Are you too fat?
Model
Video
Abstract
This program opens with a litany of insurance statistics relating to problems from being overweight. Dr. Harry F. Klinefelter, of the Johns Hopkins Hospital, explains charts showing the mechanical, metabolic, degenerative, and psychological complications of obesity as well as the issues of decreased life expectancy, malignant disease (cancer), and cirrhosis of the liver. He points out that the basic problem is overeating, or taking in more calories than the body requires for energy. However, since the basal metabolism and average daily metabolism varies by person, two people of similar build may have quite different food requirements. Dr.
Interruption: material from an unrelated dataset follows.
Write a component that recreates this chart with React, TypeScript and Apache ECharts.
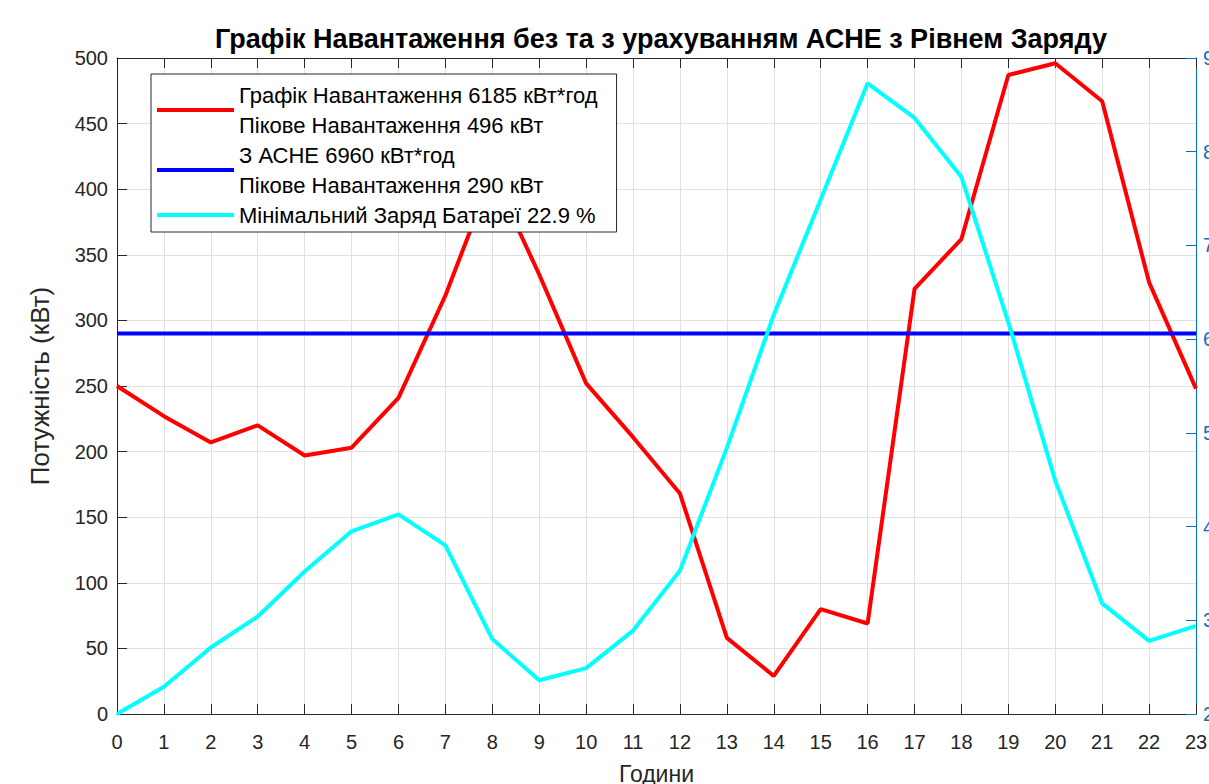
import React, { useEffect, useRef } from "react";
import * as echarts from "echarts";

const hours = ["0","1","2","3","4","5","6","7","8","9","10","11","12","13","14","15","16","17","18","19","20","21","22","23"];
const loadKW = [250, 227, 207, 220, 197, 203, 241, 319, 412, 335, 252, 211, 168, 58, 29, 80, 69, 324, 362, 487, 496, 467, 329, 248];
const withBessKW = [290, 290, 290, 290, 290, 290, 290, 290, 290, 290, 290, 290, 290, 290, 290, 290, 290, 290, 290, 290, 290, 290, 290, 290];
const chargePct = [20.0, 22.9, 27.1, 30.4, 35.2, 39.5, 41.3, 38.0, 28.0, 23.6, 24.9, 28.9, 35.3, 48.4, 62.6, 74.9, 87.3, 83.6, 77.3, 61.8, 44.9, 31.8, 27.8, 29.4];

const seriesNames = [
  "Графік Навантаження 6185 кВт*год\nПікове Навантаження 496 кВт",
  "З АСНЕ 6960 кВт*год\nПікове Навантаження 290 кВт",
  "Мінімальний Заряд Батареї 22.9 %",
];
const titleText = "Графік Навантаження без та з урахуванням АСНЕ з Рівнем Заряду";

const FONT = "'Liberation Sans', Arial, sans-serif";
const AX = "#262626";
const GRID = "#e0e0e0";
const RIGHT = "#0072BD";

export default function App() {
  const ref = useRef<HTMLDivElement>(null);
  useEffect(() => {
    document.body.style.margin = "0";
    const chart = echarts.init(ref.current as HTMLDivElement, undefined, { renderer: "svg" });
    chart.setOption({
      animation: false,
      backgroundColor: "#ffffff",
      title: {
        text: titleText,
        left: 656,
        textAlign: "center",
        top: 20,
        textStyle: { fontFamily: FONT, fontSize: 27, fontWeight: "bold", color: "#000" },
      },
      grid: { left: 117, right: 13, top: 58, bottom: 70, containLabel: false, outerBoundsMode: "none" },
      legend: {
        orient: "vertical",
        left: 151,
        top: 74,
        padding: [6, 19, 2, 6],
        itemGap: 0,
        itemWidth: 77,
        itemHeight: 4,
        icon: "rect",
        backgroundColor: "#ffffff",
        borderColor: AX,
        borderWidth: 1,
        borderRadius: 0,
        selectedMode: false,
        textStyle: { fontFamily: FONT, fontSize: 22, lineHeight: 30, color: "#000" },
        data: seriesNames,
      },
      xAxis: [
        {
          type: "category",
          data: hours,
          boundaryGap: false,
          position: "bottom",
          axisLine: { show: true, lineStyle: { color: AX, width: 1 } },
          axisTick: { show: true, inside: true, length: 10, interval: 0, lineStyle: { color: AX } },
          axisLabel: { interval: 0, fontFamily: FONT, fontSize: 20, color: AX, margin: 18 },
          splitLine: { show: true, interval: 0, lineStyle: { color: GRID, width: 1 } },
          name: "Години",
          nameLocation: "middle",
          nameGap: 48,
          nameTextStyle: { fontFamily: FONT, fontSize: 23, color: AX },
        },
        {
          type: "category",
          data: hours,
          boundaryGap: false,
          position: "top",
          axisLine: { show: true, lineStyle: { color: AX, width: 1 } },
          axisTick: { show: true, inside: true, length: 10, interval: 0, lineStyle: { color: AX } },
          axisLabel: { show: false },
          splitLine: { show: false },
        },
      ],
      yAxis: [
        {
          type: "value",
          min: 0,
          max: 500,
          interval: 50,
          position: "left",
          axisLine: { show: true, lineStyle: { color: AX, width: 1 } },
          axisTick: { show: true, inside: true, length: 10, lineStyle: { color: AX } },
          axisLabel: { fontFamily: FONT, fontSize: 20, color: AX, margin: 9 },
          splitLine: { show: true, lineStyle: { color: GRID, width: 1 } },
          name: "Потужність (кВт)",
          nameLocation: "middle",
          nameGap: 64,
          nameRotate: 90,
          nameTextStyle: { fontFamily: FONT, fontSize: 26, color: AX },
        },
        {
          type: "value",
          min: 20,
          max: 90,
          interval: 10,
          position: "right",
          axisLine: { show: true, lineStyle: { color: RIGHT, width: 1 } },
          axisTick: { show: true, inside: true, length: 10, lineStyle: { color: RIGHT } },
          axisLabel: { fontFamily: FONT, fontSize: 20, color: RIGHT, margin: 7 },
          splitLine: { show: false },
        },
      ],
      series: [
        {
          name: seriesNames[0],
          type: "line",
          data: loadKW,
          xAxisIndex: 0,
          yAxisIndex: 0,
          showSymbol: false,
          color: "#ff0000",
          lineStyle: { color: "#ff0000", width: 4 },
          itemStyle: { color: "#ff0000" },
        },
        {
          name: seriesNames[1],
          type: "line",
          data: withBessKW,
          xAxisIndex: 0,
          yAxisIndex: 0,
          showSymbol: false,
          color: "#0000ff",
          lineStyle: { color: "#0000ff", width: 4 },
          itemStyle: { color: "#0000ff" },
        },
        {
          name: seriesNames[2],
          type: "line",
          data: chargePct,
          xAxisIndex: 0,
          yAxisIndex: 1,
          showSymbol: false,
          color: "#00ffff",
          lineStyle: { color: "#00ffff", width: 4 },
          itemStyle: { color: "#00ffff" },
        },
      ],
    });
    return () => chart.dispose();
  }, []);
  return <div ref={ref} style={{ width: 1209, height: 784 }} />;
}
Klinefelter compares people to cars of similar size that get different mileage due to variations in their engine construction and design. He displays average height and weight tables, which don't consider body build and bone structure, and thus are merely guidelines. Dr. Eugene Meyer, psychiatrist at Johns Hopkins, discusses the psychological factors in weight reduction. Compulsive eating begins when one habitually seeks comfort and satisfaction through eating, creating the cycle described by Dr. Hilde Bruch. This pattern may also begin by filling a sense of loss or emptiness with food or by mothers habitually consoling a child with food. Dr. Klinefelter explains that for weight reduction fat must be metabolically burned. Massage and strenuous exercise are both ineffectual in doing this. Since losing more than two pounds per week is dangerous, Dr. Klinefelter recommends a long-term balanced diet, limiting high calorie foods such as bread, potatoes, butter, and cereal and eliminating sweets. He also suggests eating three small meals each day, drinking 6-8 glasses of water per day, using the normal amount of salt, eating a well-balanced diet, and weighing only every two weeks on the same scale and the same time of day.